Should it ever be okay for a white guy to make a movie about slavery? Or is that just another case of the privileged profiting from the oppressed? Shouldn’t he maybe sit this one out, and leave it to voices that have been historically silenced?

Perhaps the George Miller approach. For Mad Max: Fury Road, which is pretty much the most feminist action blockbuster you can find, Miller had the guidance of Eve Ensler, best known for the Vagina Monologues and kind of an authority on female experience. Or Sean Baker’s Tangerine, filmed on an iPhone, unpolished and knee-deep in the authentic world of its trans women of colour. Baker offered his filmmaking expertise without trying to impose a story, and the film’s subjects were essentially co-writers; “every vignette and subplot in the movie — from the way the cops interfere with the girls to the hate crime at the end — is based on stories that we heard from Mya and the other girls”.

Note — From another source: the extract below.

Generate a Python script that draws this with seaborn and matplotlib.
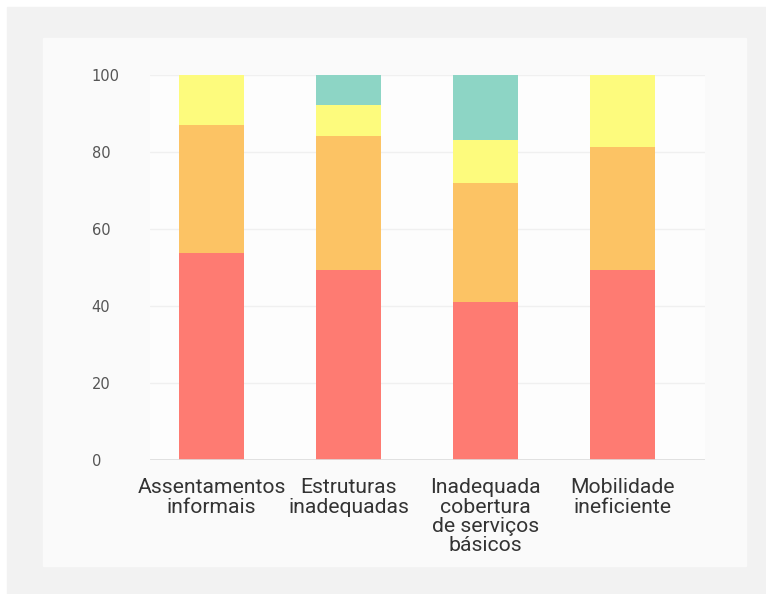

So sometimes it’s okay. Is it? Personally, I feel very sceptical of a male voice lecturing me about female reality; I don’t believe that a guy can understand the bruising, nauseous power of the word ‘slut’, or the sense of suspension in a group of men, the feeling that anything you say is dangerous, that ridicule looms. And that’s from a hetero white girl who doesn’t have to fear hurtful portrayals of my race or sexuality. On the other hand, I really enjoy some women written by men, like George Martin’s female voices, or Rachel from Master of None, a miraculous creation from a male writing duo. But there can be no absolute rules here; it’s subjective, a matter of respect, sensitivity and collaboration. Even though every human knows pain, amusement, disgust and awe, we all perceive and respond to things differently. This is determined by the lives we lead, and the impact of race, gender, class and sexuality can’t be overlooked in the name of ‘art’. It’s a matter of everybody asking, who can best tell this story? The only real rule is this: If in doubt, leave to somebody who has lived it.